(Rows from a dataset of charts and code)
%%

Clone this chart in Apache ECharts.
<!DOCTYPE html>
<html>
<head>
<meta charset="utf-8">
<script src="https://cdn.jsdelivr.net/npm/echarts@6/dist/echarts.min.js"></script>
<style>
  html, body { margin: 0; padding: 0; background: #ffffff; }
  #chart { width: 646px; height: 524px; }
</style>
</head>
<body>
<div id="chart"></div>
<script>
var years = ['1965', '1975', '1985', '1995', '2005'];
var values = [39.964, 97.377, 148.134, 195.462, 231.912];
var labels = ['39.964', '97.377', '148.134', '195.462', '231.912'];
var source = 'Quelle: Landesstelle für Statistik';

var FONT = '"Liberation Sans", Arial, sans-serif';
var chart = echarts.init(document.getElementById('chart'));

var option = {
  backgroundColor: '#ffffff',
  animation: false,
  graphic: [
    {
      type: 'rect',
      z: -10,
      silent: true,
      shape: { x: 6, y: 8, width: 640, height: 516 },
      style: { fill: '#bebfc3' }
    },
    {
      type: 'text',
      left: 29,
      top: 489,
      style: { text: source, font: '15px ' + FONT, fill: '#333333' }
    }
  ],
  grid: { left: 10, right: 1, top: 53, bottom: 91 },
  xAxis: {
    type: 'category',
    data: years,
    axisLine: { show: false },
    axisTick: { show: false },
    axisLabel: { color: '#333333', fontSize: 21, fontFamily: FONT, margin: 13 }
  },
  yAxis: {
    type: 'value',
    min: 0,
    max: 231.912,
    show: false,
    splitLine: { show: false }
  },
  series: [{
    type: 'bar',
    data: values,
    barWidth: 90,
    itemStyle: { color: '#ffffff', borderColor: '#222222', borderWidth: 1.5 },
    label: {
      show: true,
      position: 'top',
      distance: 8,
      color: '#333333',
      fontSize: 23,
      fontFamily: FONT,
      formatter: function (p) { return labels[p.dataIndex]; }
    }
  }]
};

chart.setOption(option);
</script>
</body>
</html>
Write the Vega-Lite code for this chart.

%%

- **PROBLEM TO SOLVE**
Write out all the entries exactly.

- **RESPONSE**
Clone this chart in Apache ECharts.
<!DOCTYPE html>
<html>
<head>
<meta charset="utf-8">
<script src="https://cdn.jsdelivr.net/npm/echarts@6/dist/echarts.min.js"></script>
<style>
  html, body { margin: 0; padding: 0; background: #ffffff; }
  #chart { width: 646px; height: 524px; }
</style>
</head>
<body>
<div id="chart"></div>
<script>
var years = ['1965', '1975', '1985', '1995', '2005'];
var values = [39.964, 97.377, 148.134, 195.462, 231.912];
var labels = ['39.964', '97.377', '148.134', '195.462', '231.912'];
var source = 'Quelle: Landesstelle für Statistik';

var FONT = '"Liberation Sans", Arial, sans-serif';
var chart = echarts.init(document.getElementById('chart'));

var option = {
  backgroundColor: '#ffffff',
  animation: false,
  graphic: [
    {
      type: 'rect',
      z: -10,
      silent: true,
      shape: { x: 6, y: 8, width: 640, height: 516 },
      style: { fill: '#bebfc3' }
    },
    {
      type: 'text',
      left: 29,
      top: 489,
      style: { text: source, font: '15px ' + FONT, fill: '#333333' }
    }
  ],
  grid: { left: 10, right: 1, top: 53, bottom: 91 },
  xAxis: {
    type: 'category',
    data: years,
    axisLine: { show: false },
    axisTick: { show: false },
    axisLabel: { color: '#333333', fontSize: 21, fontFamily: FONT, margin: 13 }
  },
  yAxis: {
    type: 'value',
    min: 0,
    max: 231.912,
    show: false,
    splitLine: { show: false }
  },
  series: [{
    type: 'bar',
    data: values,
    barWidth: 90,
    itemStyle: { color: '#ffffff', borderColor: '#222222', borderWidth: 1.5 },
    label: {
      show: true,
      position: 'top',
      distance: 8,
      color: '#333333',
      fontSize: 23,
      fontFamily: FONT,
      formatter: function (p) { return labels[p.dataIndex]; }
    }
  }]
};

chart.setOption(option);
</script>
</body>
</html>
Write the Vega-Lite code for this chart.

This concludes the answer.